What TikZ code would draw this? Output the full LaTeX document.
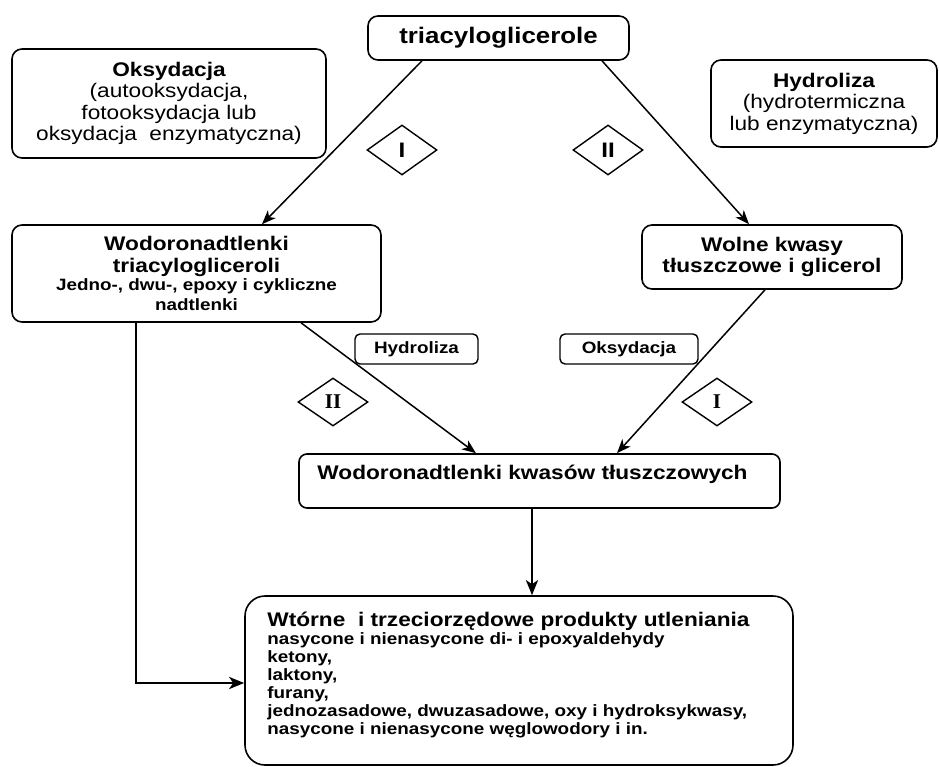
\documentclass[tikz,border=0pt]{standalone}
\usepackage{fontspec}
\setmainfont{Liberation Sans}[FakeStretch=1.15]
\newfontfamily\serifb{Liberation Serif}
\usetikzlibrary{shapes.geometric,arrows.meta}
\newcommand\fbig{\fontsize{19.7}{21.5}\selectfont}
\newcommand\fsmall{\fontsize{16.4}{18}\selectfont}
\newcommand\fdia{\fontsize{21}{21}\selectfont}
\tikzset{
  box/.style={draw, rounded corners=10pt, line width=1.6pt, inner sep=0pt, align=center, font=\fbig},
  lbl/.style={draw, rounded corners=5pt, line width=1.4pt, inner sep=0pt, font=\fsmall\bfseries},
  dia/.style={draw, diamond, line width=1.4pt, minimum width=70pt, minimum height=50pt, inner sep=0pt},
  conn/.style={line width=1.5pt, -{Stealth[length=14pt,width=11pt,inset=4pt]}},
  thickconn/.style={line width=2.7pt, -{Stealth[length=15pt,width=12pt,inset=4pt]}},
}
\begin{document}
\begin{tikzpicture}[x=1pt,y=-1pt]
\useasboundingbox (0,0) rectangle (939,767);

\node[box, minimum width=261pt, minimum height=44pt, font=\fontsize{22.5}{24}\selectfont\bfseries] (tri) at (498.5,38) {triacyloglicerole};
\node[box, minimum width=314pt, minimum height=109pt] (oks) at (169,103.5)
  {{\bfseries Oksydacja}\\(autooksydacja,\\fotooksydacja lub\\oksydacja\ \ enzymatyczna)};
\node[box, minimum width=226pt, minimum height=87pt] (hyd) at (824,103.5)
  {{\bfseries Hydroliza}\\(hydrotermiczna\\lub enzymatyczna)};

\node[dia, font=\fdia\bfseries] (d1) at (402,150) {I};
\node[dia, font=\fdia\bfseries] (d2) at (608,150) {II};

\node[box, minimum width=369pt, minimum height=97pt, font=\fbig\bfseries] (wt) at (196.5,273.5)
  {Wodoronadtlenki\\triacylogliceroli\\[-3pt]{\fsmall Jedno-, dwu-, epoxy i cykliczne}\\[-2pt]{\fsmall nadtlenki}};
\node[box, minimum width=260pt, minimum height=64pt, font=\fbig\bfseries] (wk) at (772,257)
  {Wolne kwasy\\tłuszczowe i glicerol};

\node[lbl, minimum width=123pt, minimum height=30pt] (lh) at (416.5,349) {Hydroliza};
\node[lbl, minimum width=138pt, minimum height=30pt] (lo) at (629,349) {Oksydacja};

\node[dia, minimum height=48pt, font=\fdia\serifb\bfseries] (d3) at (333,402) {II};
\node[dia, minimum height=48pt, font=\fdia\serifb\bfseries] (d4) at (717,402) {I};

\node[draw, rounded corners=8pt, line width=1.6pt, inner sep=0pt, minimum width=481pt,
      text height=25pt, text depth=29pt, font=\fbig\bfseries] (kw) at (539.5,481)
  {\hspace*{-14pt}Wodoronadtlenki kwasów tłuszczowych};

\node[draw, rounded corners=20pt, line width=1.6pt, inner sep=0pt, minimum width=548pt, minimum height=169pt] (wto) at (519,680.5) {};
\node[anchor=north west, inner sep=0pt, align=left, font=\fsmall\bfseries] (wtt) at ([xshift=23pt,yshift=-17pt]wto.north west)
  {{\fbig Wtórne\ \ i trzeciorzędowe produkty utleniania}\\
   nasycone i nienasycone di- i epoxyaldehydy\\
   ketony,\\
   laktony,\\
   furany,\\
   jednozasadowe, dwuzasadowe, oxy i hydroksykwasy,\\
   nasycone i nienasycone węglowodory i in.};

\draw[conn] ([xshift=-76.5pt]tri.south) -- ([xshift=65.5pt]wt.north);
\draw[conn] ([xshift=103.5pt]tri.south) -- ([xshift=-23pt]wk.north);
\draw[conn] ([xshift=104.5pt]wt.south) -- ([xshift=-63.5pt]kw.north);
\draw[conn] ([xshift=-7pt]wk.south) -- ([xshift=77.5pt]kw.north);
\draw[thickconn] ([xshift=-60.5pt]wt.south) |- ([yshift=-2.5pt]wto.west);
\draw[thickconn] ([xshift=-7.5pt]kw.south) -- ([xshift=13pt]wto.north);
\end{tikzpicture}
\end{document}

********

Goal:
From the material above, copy everything exactly but the pictures.

Solution for this problem:
What TikZ code would draw this? Output the full LaTeX document.
\documentclass[tikz,border=0pt]{standalone}
\usepackage{fontspec}
\setmainfont{Liberation Sans}[FakeStretch=1.15]
\newfontfamily\serifb{Liberation Serif}
\usetikzlibrary{shapes.geometric,arrows.meta}
\newcommand\fbig{\fontsize{19.7}{21.5}\selectfont}
\newcommand\fsmall{\fontsize{16.4}{18}\selectfont}
\newcommand\fdia{\fontsize{21}{21}\selectfont}
\tikzset{
  box/.style={draw, rounded corners=10pt, line width=1.6pt, inner sep=0pt, align=center, font=\fbig},
  lbl/.style={draw, rounded corners=5pt, line width=1.4pt, inner sep=0pt, font=\fsmall\bfseries},
  dia/.style={draw, diamond, line width=1.4pt, minimum width=70pt, minimum height=50pt, inner sep=0pt},
  conn/.style={line width=1.5pt, -{Stealth[length=14pt,width=11pt,inset=4pt]}},
  thickconn/.style={line width=2.7pt, -{Stealth[length=15pt,width=12pt,inset=4pt]}},
}
\begin{document}
\begin{tikzpicture}[x=1pt,y=-1pt]
\useasboundingbox (0,0) rectangle (939,767);

\node[box, minimum width=261pt, minimum height=44pt, font=\fontsize{22.5}{24}\selectfont\bfseries] (tri) at (498.5,38) {triacyloglicerole};
\node[box, minimum width=314pt, minimum height=109pt] (oks) at (169,103.5)
  {{\bfseries Oksydacja}\\(autooksydacja,\\fotooksydacja lub\\oksydacja\ \ enzymatyczna)};
\node[box, minimum width=226pt, minimum height=87pt] (hyd) at (824,103.5)
  {{\bfseries Hydroliza}\\(hydrotermiczna\\lub enzymatyczna)};

\node[dia, font=\fdia\bfseries] (d1) at (402,150) {I};
\node[dia, font=\fdia\bfseries] (d2) at (608,150) {II};

\node[box, minimum width=369pt, minimum height=97pt, font=\fbig\bfseries] (wt) at (196.5,273.5)
  {Wodoronadtlenki\\triacylogliceroli\\[-3pt]{\fsmall Jedno-, dwu-, epoxy i cykliczne}\\[-2pt]{\fsmall nadtlenki}};
\node[box, minimum width=260pt, minimum height=64pt, font=\fbig\bfseries] (wk) at (772,257)
  {Wolne kwasy\\tłuszczowe i glicerol};

\node[lbl, minimum width=123pt, minimum height=30pt] (lh) at (416.5,349) {Hydroliza};
\node[lbl, minimum width=138pt, minimum height=30pt] (lo) at (629,349) {Oksydacja};

\node[dia, minimum height=48pt, font=\fdia\serifb\bfseries] (d3) at (333,402) {II};
\node[dia, minimum height=48pt, font=\fdia\serifb\bfseries] (d4) at (717,402) {I};

\node[draw, rounded corners=8pt, line width=1.6pt, inner sep=0pt, minimum width=481pt,
      text height=25pt, text depth=29pt, font=\fbig\bfseries] (kw) at (539.5,481)
  {\hspace*{-14pt}Wodoronadtlenki kwasów tłuszczowych};

\node[draw, rounded corners=20pt, line width=1.6pt, inner sep=0pt, minimum width=548pt, minimum height=169pt] (wto) at (519,680.5) {};
\node[anchor=north west, inner sep=0pt, align=left, font=\fsmall\bfseries] (wtt) at ([xshift=23pt,yshift=-17pt]wto.north west)
  {{\fbig Wtórne\ \ i trzeciorzędowe produkty utleniania}\\
   nasycone i nienasycone di- i epoxyaldehydy\\
   ketony,\\
   laktony,\\
   furany,\\
   jednozasadowe, dwuzasadowe, oxy i hydroksykwasy,\\
   nasycone i nienasycone węglowodory i in.};

\draw[conn] ([xshift=-76.5pt]tri.south) -- ([xshift=65.5pt]wt.north);
\draw[conn] ([xshift=103.5pt]tri.south) -- ([xshift=-23pt]wk.north);
\draw[conn] ([xshift=104.5pt]wt.south) -- ([xshift=-63.5pt]kw.north);
\draw[conn] ([xshift=-7pt]wk.south) -- ([xshift=77.5pt]kw.north);
\draw[thickconn] ([xshift=-60.5pt]wt.south) |- ([yshift=-2.5pt]wto.west);
\draw[thickconn] ([xshift=-7.5pt]kw.south) -- ([xshift=13pt]wto.north);
\end{tikzpicture}
\end{document}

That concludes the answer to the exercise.